## Start
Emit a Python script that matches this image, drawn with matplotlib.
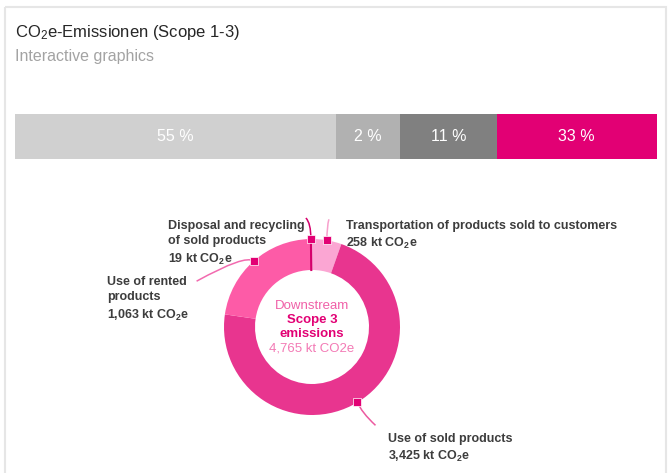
import matplotlib
matplotlib.use("Agg")
import matplotlib.pyplot as plt
from matplotlib.patches import Rectangle, PathPatch
from matplotlib.path import Path
import numpy as np

plt.rcParams['font.family'] = ['Liberation Sans Narrow', 'Liberation Sans', 'DejaVu Sans']
plt.rcParams['mathtext.default'] = 'regular'

# stacked bar (widths as drawn, labels as printed)
bar_labels = ["55 %", "2 %", "11 %", "33 %"]
bar_shares = [50, 10, 15, 25]
bar_colors = ["#d0d0d0", "#b1b1b1", "#808080", "#e20074"]

# donut: downstream scope 3 emissions, kt CO2e, clockwise from top
donut_names = ["Transportation of products sold to customers", "Use of sold products",
               "Use of rented\nproducts", "Disposal and recycling\nof sold products"]
donut_values = [258, 3425, 1063, 19]
donut_colors = ["#fba6d3", "#e8358f", "#fd5ba7", "#d5006b"]
donut_total = 4765

W, H = 669, 473
fig = plt.figure(figsize=(W / 100, H / 100), dpi=100)
ax = fig.add_axes([0, 0, 1, 1])

# donut in pixel coords (y down)
cx, cy, r_out, r_in = 312, 327, 88, 57
ax.pie(donut_values, colors=donut_colors, radius=r_out, center=(cx, cy),
       startangle=-90, counterclock=True,
       wedgeprops=dict(width=r_out - r_in, linewidth=0))
ax.set_xlim(0, W)
ax.set_ylim(H, 0)
ax.axis("off")

# card border
ax.add_patch(Rectangle((5, 7), 661, 480, fill=False, edgecolor="#e6e6e6", lw=1.5))

ax.text(15, 33, "CO$_2$e-Emissionen (Scope 1-3)", fontsize=12, color="#262626", va="center")
ax.text(15, 56, "Interactive graphics", fontsize=11.5, color="#a3a3a3", va="center")

# markers + leader lines + labels
angles = []
acc = 0
for v in donut_values:
    angles.append(360 * (acc + v / 2) / donut_total)
    acc += v

label_pos = [(346, 227), (388, 440), (107, 283), (168, 227)]
leader_ctrl = [[(0, -14), (2, -21)], [(4, 10), (18, 23)], [(-8, -7), (-57, 20)], [(0, -16), (-5, -21)]]
leader_colors = ["#f7a0cc", "#ec5aa0", "#f26aaf", "#d5006b"]

for i, name in enumerate(donut_names):
    a = np.radians(angles[i])
    mx, my = cx + r_out * np.sin(a), cy - r_out * np.cos(a)
    (c1x, c1y), (ex, ey) = leader_ctrl[i]
    path = Path([(mx, my), (mx + c1x, my + c1y), (mx + ex, my + ey)],
                [Path.MOVETO, Path.CURVE3, Path.CURVE3])
    ax.add_patch(PathPatch(path, fill=False, edgecolor=leader_colors[i], lw=1.1))
    ax.plot(mx, my, marker="s", ms=6, color="#e20074", mec="white", mew=0.5, zorder=5)
    lx, ly = label_pos[i]
    txt = name + "\n" + f"{donut_values[i]:,} kt CO$_2$e"
    ax.text(lx, ly - 7, txt, fontsize=9, fontweight="bold", color="#3d3d3d",
            ha="left", va="top", linespacing=1.38)

# disposal thin line across ring
a = np.radians(angles[3])
ax.plot([cx + r_in * np.sin(a), cx + r_out * np.sin(a)],
        [cy - r_in * np.cos(a), cy - r_out * np.cos(a)], color="#d5006b", lw=1.5)

# center text
ax.text(cx, 306, "Downstream", ha="center", va="center", fontsize=9.5, color="#f060a8")
ax.text(cx, 320, "Scope 3", ha="center", va="center", fontsize=9.5, fontweight="bold", color="#e20074")
ax.text(cx, 334, "emissions", ha="center", va="center", fontsize=9.5, fontweight="bold", color="#e20074")
ax.text(cx, 348, f"{donut_total:,} kt CO2e", ha="center", va="center", fontsize=9.5, color="#f37ab5")

# stacked bar in its own axes
bax = fig.add_axes([15 / W, (H - 159) / H, 642 / W, 45 / H])
left = 0
for lab, w, c in zip(bar_labels, bar_shares, bar_colors):
    bax.barh(0, w, left=left, height=1, color=c, linewidth=0)
    bax.text(left + w / 2, 0, lab, ha="center", va="center", color="white", fontsize=11.5)
    left += w
bax.set_xlim(0, sum(bar_shares))
bax.set_ylim(-0.5, 0.5)
bax.axis("off")

fig.savefig("out.png", dpi=100)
## End
TASK DETAILS
Exclude every picture and copy the remaining data exactly.

RESULT
Emit a Python script that matches this image, drawn with matplotlib.
import matplotlib
matplotlib.use("Agg")
import matplotlib.pyplot as plt
from matplotlib.patches import Rectangle, PathPatch
from matplotlib.path import Path
import numpy as np

plt.rcParams['font.family'] = ['Liberation Sans Narrow', 'Liberation Sans', 'DejaVu Sans']
plt.rcParams['mathtext.default'] = 'regular'

# stacked bar (widths as drawn, labels as printed)
bar_labels = ["55 %", "2 %", "11 %", "33 %"]
bar_shares = [50, 10, 15, 25]
bar_colors = ["#d0d0d0", "#b1b1b1", "#808080", "#e20074"]

# donut: downstream scope 3 emissions, kt CO2e, clockwise from top
donut_names = ["Transportation of products sold to customers", "Use of sold products",
               "Use of rented\nproducts", "Disposal and recycling\nof sold products"]
donut_values = [258, 3425, 1063, 19]
donut_colors = ["#fba6d3", "#e8358f", "#fd5ba7", "#d5006b"]
donut_total = 4765

W, H = 669, 473
fig = plt.figure(figsize=(W / 100, H / 100), dpi=100)
ax = fig.add_axes([0, 0, 1, 1])

# donut in pixel coords (y down)
cx, cy, r_out, r_in = 312, 327, 88, 57
ax.pie(donut_values, colors=donut_colors, radius=r_out, center=(cx, cy),
       startangle=-90, counterclock=True,
       wedgeprops=dict(width=r_out - r_in, linewidth=0))
ax.set_xlim(0, W)
ax.set_ylim(H, 0)
ax.axis("off")

# card border
ax.add_patch(Rectangle((5, 7), 661, 480, fill=False, edgecolor="#e6e6e6", lw=1.5))

ax.text(15, 33, "CO$_2$e-Emissionen (Scope 1-3)", fontsize=12, color="#262626", va="center")
ax.text(15, 56, "Interactive graphics", fontsize=11.5, color="#a3a3a3", va="center")

# markers + leader lines + labels
angles = []
acc = 0
for v in donut_values:
    angles.append(360 * (acc + v / 2) / donut_total)
    acc += v

label_pos = [(346, 227), (388, 440), (107, 283), (168, 227)]
leader_ctrl = [[(0, -14), (2, -21)], [(4, 10), (18, 23)], [(-8, -7), (-57, 20)], [(0, -16), (-5, -21)]]
leader_colors = ["#f7a0cc", "#ec5aa0", "#f26aaf", "#d5006b"]

for i, name in enumerate(donut_names):
    a = np.radians(angles[i])
    mx, my = cx + r_out * np.sin(a), cy - r_out * np.cos(a)
    (c1x, c1y), (ex, ey) = leader_ctrl[i]
    path = Path([(mx, my), (mx + c1x, my + c1y), (mx + ex, my + ey)],
                [Path.MOVETO, Path.CURVE3, Path.CURVE3])
    ax.add_patch(PathPatch(path, fill=False, edgecolor=leader_colors[i], lw=1.1))
    ax.plot(mx, my, marker="s", ms=6, color="#e20074", mec="white", mew=0.5, zorder=5)
    lx, ly = label_pos[i]
    txt = name + "\n" + f"{donut_values[i]:,} kt CO$_2$e"
    ax.text(lx, ly - 7, txt, fontsize=9, fontweight="bold", color="#3d3d3d",
            ha="left", va="top", linespacing=1.38)

# disposal thin line across ring
a = np.radians(angles[3])
ax.plot([cx + r_in * np.sin(a), cx + r_out * np.sin(a)],
        [cy - r_in * np.cos(a), cy - r_out * np.cos(a)], color="#d5006b", lw=1.5)

# center text
ax.text(cx, 306, "Downstream", ha="center", va="center", fontsize=9.5, color="#f060a8")
ax.text(cx, 320, "Scope 3", ha="center", va="center", fontsize=9.5, fontweight="bold", color="#e20074")
ax.text(cx, 334, "emissions", ha="center", va="center", fontsize=9.5, fontweight="bold", color="#e20074")
ax.text(cx, 348, f"{donut_total:,} kt CO2e", ha="center", va="center", fontsize=9.5, color="#f37ab5")

# stacked bar in its own axes
bax = fig.add_axes([15 / W, (H - 159) / H, 642 / W, 45 / H])
left = 0
for lab, w, c in zip(bar_labels, bar_shares, bar_colors):
    bax.barh(0, w, left=left, height=1, color=c, linewidth=0)
    bax.text(left + w / 2, 0, lab, ha="center", va="center", color="white", fontsize=11.5)
    left += w
bax.set_xlim(0, sum(bar_shares))
bax.set_ylim(-0.5, 0.5)
bax.axis("off")

fig.savefig("out.png", dpi=100)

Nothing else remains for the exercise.